Mike was an excellent candidate for our client… a small, $150 million company that is poised to grow…Mike  had been interviewing for a vice president position and doing well in the process…

However, as he gets closer to an offer and what has been a fairly long process, he proposes to our client’s executive committee that when he comes on board he brings with him two managers from his present firm as well as two subordinates… Mike made a very simple process much more complicated and he snatched defeat from the jaws of victory… in short, he made everything way too complicated and lost the opportunity…

At first, this suggestion got our client executives excited…suddenly, they started thinking how far along they could be within a short period of time with Mike and his “team”… but then, they got to thinking that they ought to interview all of the members of Mike’s team… now, Mike had to share with some of the people he was working with where he was trying to go to work, the kind of job, etc… now Mike’s company had been sold and everyone who worked with and for him was looking for a job,  so the fact that Mike might be going to a different company was no big deal and, at first, the prospect of everybody working together as they had done before was quite exciting…but it started getting really awkward…one of Mike’s subordinates started thinking he could do as well at Mike’s job as Mike could do…

I advised Mike that this whole thing was a bad idea… I had seen this before, and it rarely works out… Mike assured me that this was a brilliant idea and it would catapult my client to the next level and Mike could be a real hero…however, Mike was looking for a new job and should have left it simply at that.

After the initial euphoria of this idea, the management team of our client, among other things, started wondering about how it would work… they started interviewing the two managers who worked with and for Mike… not only did that get more complicated but some of the client’s management team started pushing back on the idea because they didn’t care for one of the managers…and one of Mike’s subordinates intimated during the interview that he felt he was as good as Mike was and maybe they should consider him for the VP job…the one Mike was interviewing for..(..some kinda loyalty, huh?)

Mike’s idea eventually created a monster… the client wanted to hire Mike but now worried  that if the rest of the “team” didn’t come, maybe Mike wouldn’t… the management team of our client felt that especially one of the  individuals on  Mike’s “team” really wasn’t what they wanted and then became afraid of hiring some and not others… the process went on for another two months and, needless to say, it got way too complicated and our client, as much as they liked him, decided not to hire Mike or any of his team…
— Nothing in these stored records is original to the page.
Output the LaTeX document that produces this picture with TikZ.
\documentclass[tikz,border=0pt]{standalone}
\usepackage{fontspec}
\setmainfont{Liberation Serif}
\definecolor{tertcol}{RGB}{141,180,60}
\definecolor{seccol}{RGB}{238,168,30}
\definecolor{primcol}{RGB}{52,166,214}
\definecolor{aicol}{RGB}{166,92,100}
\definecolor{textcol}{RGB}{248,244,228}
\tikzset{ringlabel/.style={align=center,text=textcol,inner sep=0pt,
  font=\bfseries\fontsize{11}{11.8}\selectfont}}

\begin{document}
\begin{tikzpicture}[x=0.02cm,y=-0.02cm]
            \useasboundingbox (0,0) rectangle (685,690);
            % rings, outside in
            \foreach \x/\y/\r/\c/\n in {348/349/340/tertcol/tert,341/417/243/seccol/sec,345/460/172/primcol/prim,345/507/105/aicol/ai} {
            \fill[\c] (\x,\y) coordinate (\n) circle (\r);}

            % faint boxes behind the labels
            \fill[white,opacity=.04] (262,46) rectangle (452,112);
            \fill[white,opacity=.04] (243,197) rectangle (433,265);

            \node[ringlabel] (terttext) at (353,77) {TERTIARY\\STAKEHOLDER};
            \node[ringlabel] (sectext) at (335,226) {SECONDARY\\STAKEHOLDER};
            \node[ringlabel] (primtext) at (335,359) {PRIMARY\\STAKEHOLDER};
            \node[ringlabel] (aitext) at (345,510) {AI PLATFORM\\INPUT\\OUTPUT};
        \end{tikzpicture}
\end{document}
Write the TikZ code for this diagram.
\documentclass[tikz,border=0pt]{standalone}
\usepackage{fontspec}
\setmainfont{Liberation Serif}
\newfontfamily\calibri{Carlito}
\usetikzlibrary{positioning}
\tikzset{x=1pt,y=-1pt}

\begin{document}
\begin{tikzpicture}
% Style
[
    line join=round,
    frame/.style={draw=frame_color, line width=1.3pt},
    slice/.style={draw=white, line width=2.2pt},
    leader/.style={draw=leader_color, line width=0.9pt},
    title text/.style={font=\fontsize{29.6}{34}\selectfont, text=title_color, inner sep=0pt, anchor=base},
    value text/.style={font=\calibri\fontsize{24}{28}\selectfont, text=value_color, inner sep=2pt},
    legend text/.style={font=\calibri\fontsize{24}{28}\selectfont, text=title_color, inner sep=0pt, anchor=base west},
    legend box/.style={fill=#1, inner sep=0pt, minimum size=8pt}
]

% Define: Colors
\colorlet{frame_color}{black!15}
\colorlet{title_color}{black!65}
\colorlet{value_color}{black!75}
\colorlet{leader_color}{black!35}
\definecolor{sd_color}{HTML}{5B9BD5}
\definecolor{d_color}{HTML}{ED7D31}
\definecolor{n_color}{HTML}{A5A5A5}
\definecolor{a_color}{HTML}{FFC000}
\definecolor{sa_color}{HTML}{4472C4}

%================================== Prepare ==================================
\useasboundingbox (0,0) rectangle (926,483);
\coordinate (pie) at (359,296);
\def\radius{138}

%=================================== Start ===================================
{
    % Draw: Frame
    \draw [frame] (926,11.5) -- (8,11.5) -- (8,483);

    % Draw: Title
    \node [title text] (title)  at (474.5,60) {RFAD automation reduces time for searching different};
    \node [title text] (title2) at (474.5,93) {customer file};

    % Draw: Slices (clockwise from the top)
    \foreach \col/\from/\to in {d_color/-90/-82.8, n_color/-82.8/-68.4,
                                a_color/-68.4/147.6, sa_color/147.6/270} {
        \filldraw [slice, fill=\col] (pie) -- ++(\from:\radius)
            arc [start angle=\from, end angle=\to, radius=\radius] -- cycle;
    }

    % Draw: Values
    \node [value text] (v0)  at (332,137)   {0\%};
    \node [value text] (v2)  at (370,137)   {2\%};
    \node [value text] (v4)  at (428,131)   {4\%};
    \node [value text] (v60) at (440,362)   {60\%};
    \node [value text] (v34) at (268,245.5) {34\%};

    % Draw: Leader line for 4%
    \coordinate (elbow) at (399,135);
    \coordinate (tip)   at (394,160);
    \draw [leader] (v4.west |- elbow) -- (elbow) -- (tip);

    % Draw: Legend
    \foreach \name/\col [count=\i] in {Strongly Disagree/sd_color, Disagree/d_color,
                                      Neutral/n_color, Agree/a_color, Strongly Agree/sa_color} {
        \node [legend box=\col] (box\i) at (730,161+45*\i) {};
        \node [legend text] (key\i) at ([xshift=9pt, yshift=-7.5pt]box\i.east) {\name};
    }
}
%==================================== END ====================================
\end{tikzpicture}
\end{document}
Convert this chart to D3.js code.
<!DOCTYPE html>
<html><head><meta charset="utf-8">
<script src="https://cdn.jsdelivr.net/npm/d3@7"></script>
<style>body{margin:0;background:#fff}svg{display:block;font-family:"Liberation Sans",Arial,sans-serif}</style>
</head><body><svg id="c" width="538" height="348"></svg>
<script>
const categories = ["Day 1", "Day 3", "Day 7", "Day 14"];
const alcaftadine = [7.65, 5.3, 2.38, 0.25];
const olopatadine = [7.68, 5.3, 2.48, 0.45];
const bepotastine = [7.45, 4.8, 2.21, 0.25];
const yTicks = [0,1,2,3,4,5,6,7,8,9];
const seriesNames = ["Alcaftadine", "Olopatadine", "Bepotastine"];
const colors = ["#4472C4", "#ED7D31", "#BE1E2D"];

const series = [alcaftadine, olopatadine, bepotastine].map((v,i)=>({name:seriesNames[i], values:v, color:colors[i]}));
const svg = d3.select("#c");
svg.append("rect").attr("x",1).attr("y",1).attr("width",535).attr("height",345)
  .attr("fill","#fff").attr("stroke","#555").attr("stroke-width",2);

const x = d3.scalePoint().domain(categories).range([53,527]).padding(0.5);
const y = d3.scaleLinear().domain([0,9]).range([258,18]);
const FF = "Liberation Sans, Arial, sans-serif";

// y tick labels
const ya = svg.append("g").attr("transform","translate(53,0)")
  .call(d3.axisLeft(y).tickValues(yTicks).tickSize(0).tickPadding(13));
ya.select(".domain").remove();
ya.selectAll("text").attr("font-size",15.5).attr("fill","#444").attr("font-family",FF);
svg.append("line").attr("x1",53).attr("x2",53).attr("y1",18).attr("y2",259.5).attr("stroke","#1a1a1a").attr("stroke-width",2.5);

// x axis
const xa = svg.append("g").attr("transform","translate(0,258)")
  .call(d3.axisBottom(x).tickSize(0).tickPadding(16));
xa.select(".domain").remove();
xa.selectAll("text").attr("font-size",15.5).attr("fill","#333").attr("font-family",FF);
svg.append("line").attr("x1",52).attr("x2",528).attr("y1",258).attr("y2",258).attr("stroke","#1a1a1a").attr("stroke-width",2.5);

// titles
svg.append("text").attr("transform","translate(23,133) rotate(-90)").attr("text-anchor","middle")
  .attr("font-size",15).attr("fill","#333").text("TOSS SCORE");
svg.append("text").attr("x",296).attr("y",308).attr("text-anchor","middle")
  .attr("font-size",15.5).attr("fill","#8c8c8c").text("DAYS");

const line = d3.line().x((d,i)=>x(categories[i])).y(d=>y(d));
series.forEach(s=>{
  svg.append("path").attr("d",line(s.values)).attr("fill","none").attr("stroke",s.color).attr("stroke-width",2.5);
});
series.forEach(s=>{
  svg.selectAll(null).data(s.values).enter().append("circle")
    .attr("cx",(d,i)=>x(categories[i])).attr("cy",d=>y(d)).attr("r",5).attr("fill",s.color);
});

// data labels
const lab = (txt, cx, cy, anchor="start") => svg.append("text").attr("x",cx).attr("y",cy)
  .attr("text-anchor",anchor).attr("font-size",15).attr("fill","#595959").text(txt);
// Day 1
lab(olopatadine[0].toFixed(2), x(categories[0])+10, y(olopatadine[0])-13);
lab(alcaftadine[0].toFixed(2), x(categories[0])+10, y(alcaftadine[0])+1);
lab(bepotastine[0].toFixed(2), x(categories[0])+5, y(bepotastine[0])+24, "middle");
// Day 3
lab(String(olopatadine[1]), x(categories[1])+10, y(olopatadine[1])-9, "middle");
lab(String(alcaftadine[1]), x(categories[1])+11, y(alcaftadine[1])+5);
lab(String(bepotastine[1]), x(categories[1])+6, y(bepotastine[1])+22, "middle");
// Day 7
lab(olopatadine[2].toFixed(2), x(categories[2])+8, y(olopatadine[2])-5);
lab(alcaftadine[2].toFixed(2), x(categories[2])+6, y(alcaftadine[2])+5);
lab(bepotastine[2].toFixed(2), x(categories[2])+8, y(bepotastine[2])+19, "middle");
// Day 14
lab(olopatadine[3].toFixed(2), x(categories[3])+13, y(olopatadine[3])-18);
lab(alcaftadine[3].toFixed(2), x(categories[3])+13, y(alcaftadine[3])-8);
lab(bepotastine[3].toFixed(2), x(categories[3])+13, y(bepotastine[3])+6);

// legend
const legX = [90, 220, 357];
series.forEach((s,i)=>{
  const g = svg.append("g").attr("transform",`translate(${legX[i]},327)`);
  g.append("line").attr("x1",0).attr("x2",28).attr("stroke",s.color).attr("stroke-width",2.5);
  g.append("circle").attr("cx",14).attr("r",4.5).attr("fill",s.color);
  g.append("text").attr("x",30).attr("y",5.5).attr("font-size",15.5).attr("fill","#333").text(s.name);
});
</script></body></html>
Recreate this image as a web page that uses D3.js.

The lesson is that, no matter what level of manager you are, don’t try to sell yourself along with a group of others to a new company… now, if you want to go to work for an organization and then over a period of time bring on people who  have worked with you before, that may work… but trying to secure a new position yourself and bring other people with you at the same time makes things way too complicated and it will likely lead to disaster…

Don’t snatch defeat from the jaws of victory.